The first was a dark chocolate and honeycomb crunch square - basically a variant on the chocolate biscuit cake or chocolate fridge cake, but with home-made honeycomb as the star of the show. For those of you who love dark chocolate and also have a place in your heart for a Crunchie (which is of course milk chocolate) give this a try. The intensity of the dark chocolate is tempered slightly by butter and golden syrup, but as I started with 85% dark choc, it still stands up well against the sweet honeycomb - the secret ingredient providing additional crunch and a nice maltiness was the humble Corn Flake.

The second chocolatey treat was a chocolate and peanut-butter truffle. I hadn't intended making truffles of any description, but that morning I remembered that I had stored some left-over peanut-butter mix in my trusty freezer. The mix usually forms the base of my chocolate and peanut-butter cups (essentially a home-made Reese's Peanut-Butter Cup), which are dangerously addictive. Given that there is no better marriage than that between chocolate and peanuts, I wondered if I could use the base in another way. It's a yummy mixture of peanut butter, icing sugar, butter and brown sugar, so I thought I'd try adding melted chocolate to it, let it set a bit and see if it tasted truffley.

It did. And sinfully good. On a very bad day, I might even spread it on my toast (well, it's not too great a leap from Nutella, is it?), but on this occasion I managed to restrain myself.
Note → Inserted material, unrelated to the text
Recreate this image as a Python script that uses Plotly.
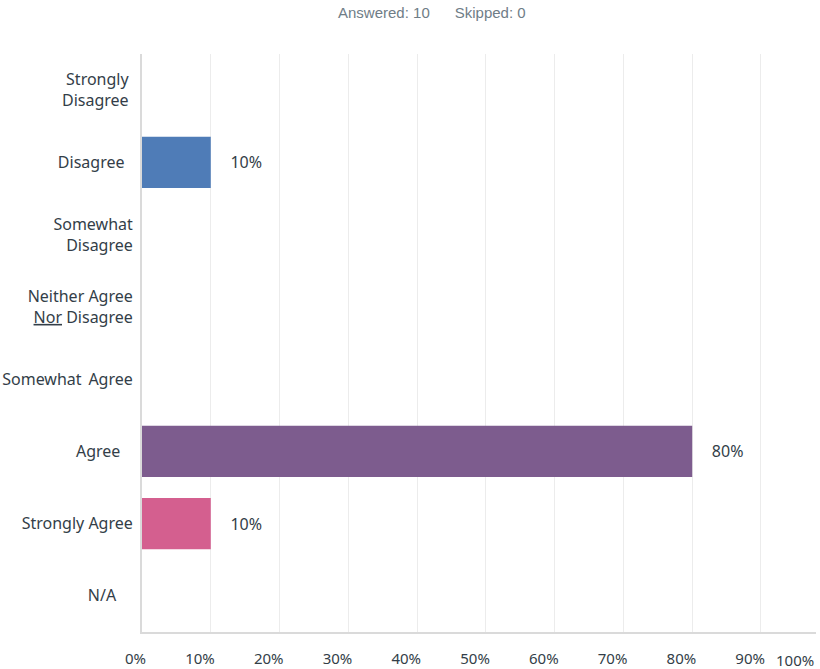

Instead I scooped out little truffles with my melon-baller (everyone needs a melon-baller) and rolled them in chopped peanuts (rinsed of salt and dried in a hot oven). As it happens, the quantity of base mixture I had resulted in a larger number of truffles than I could fit in the gift bag, which meant plenty left for 'trial tastings' (quality control and taste testing is very important!). Poor me, eh? I'm off for a coffee now and maybe just one more truffle to make sure they really do taste good.